Writing a personal note of thanks to all the speakers in your group after every Council meeting


Walking out from a vote because you know someone on the opposition isn’t there because their child’s ill with cancer


Putting your child’s education ahead of a political party – even if it gets you the sack or results in ridicule


Trudging three miles through the snow to a meeting
because you’d said you’d be there – and not complaining


Handing back embarrassing papers to someone and
refusing the chance to exploit what those papers contain


Sticking anonymous allegations and complaints in the bin – the only place they deserve to go


Understanding the difference between personal insult and the rough and tumble of politics – and apologising if you get it wrong


Class isn’t about where you were born.

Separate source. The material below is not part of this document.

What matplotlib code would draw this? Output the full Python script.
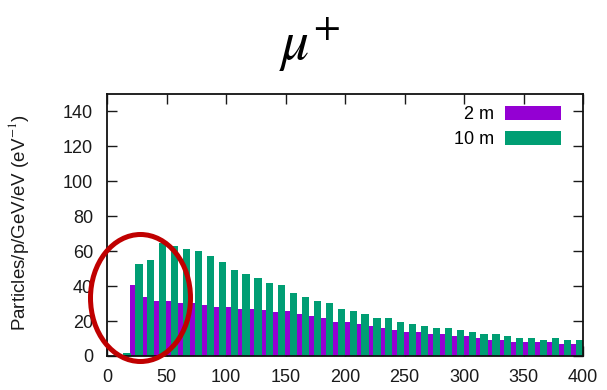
import matplotlib
matplotlib.use("Agg")
import matplotlib.pyplot as plt
from matplotlib.patches import Ellipse
import numpy as np

# ---- data ----
bin_starts = list(range(10, 400, 10))
vals_2m = [0.0, 40.5, 33.8, 31.7, 31.7, 30.5, 30.5, 29.4, 28.3, 28.3,
           27.1, 27.1, 26.1, 25.0, 26.0, 23.9, 22.7, 21.6, 19.4, 19.4,
           18.3, 17.1, 16.0, 14.8, 13.9, 13.9, 12.7, 12.7, 11.6, 11.4,
           10.3, 9.1, 9.1, 8.0, 8.0, 8.0, 8.0, 6.8, 6.8]
vals_10m = [1.5, 52.8, 54.8, 64.8, 62.8, 61.5, 60.4, 57.3, 53.7, 49.5,
            47.2, 44.9, 41.6, 40.5, 36.2, 33.9, 31.7, 30.5, 27.1, 25.9,
            23.8, 21.5, 21.5, 19.4, 18.3, 17.1, 16.0, 16.0, 14.9, 13.7,
            12.6, 12.6, 11.4, 10.3, 10.3, 9.1, 10.3, 9.1, 9.1]
labels = ["2 m", "10 m"]
xticks = [0, 50, 100, 150, 200, 250, 300, 350, 400]
yticks = [0, 20, 40, 60, 80, 100, 120, 140]

PURPLE = "#9400D3"
GREEN = "#009E73"

plt.rcParams['font.family'] = ['Liberation Sans', 'DejaVu Sans']
plt.rcParams['mathtext.fontset'] = 'stix'

W, H = 607, 390
fig = plt.figure(figsize=(W / 100, H / 100), dpi=100)
ax = fig.add_axes([107 / W, 1 - 356 / H, (583 - 107) / W, (356 - 94) / H])

x = np.array(bin_starts, dtype=float)
ax.bar(x - 0.3, vals_2m, width=4.3, align='edge', color=PURPLE,
       linewidth=0, label=labels[0], zorder=2)
ax.bar(x + 3.8, vals_10m, width=6.1, align='edge', color=GREEN,
       linewidth=0, label=labels[1], zorder=3)

ax.set_xlim(0, 400)
ax.set_ylim(0, 150)
ax.set_xticks(xticks)
ax.set_yticks(yticks)
ax.tick_params(direction='in', length=7.2, width=1.0, top=True, right=True,
               labelsize=13, colors='#1a1a1a')
ax.tick_params(axis='x', pad=9)
ax.tick_params(axis='y', pad=10)
for s in ax.spines.values():
    s.set_linewidth(1.3)
    s.set_color('#111111')
    s.set_zorder(5)

ax.set_ylabel("Particles/p/GeV/eV (eV$^{-1}$)", fontsize=13.5, color='#1a1a1a')
ax.yaxis.set_label_coords((31 - 107) / 476, (356 - 223) / 262)

leg = ax.legend(loc='upper right', bbox_to_anchor=((561 - 107) / 476, (356 - 106) / 262),
                frameon=False, markerfirst=False, fontsize=13,
                handlelength=3.1, handleheight=0.8, handletextpad=0.6,
                labelspacing=0.45, borderpad=0, borderaxespad=0)

fig.text(310 / W, 1 - 60 / H, r"$\mu^{+}$", fontsize=40, ha='center',
         va='baseline', color='black')

ell = Ellipse((140.5 / W, 1 - 298 / H), 100 / W, 127 / H,
              transform=fig.transFigure, fill=False, edgecolor='#C00000',
              linewidth=3.6, zorder=10)
fig.patches.append(ell)

fig.savefig("out.png", dpi=100)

It isn’t about your school. Or your university. Or the clothes you wear. Or how much money you’ve got. Or who your friends are. Class is doing the right thing – a matter of attitude not origin. Norman Tebbit has class; Cecil Parkinson doesn’t. Ernest Bevin had class: Aneurin Bevan didn’t. Bobby Moore had class; Vinnie Jones doesn’t.

Perhaps if we worried more about how we behaved. If we stood more on our own hind legs. If we looked to ourselves to solve our problems. If we looked out for others. Perhaps, if we tried not to find excuses or to blame…we mind finally find out what class means.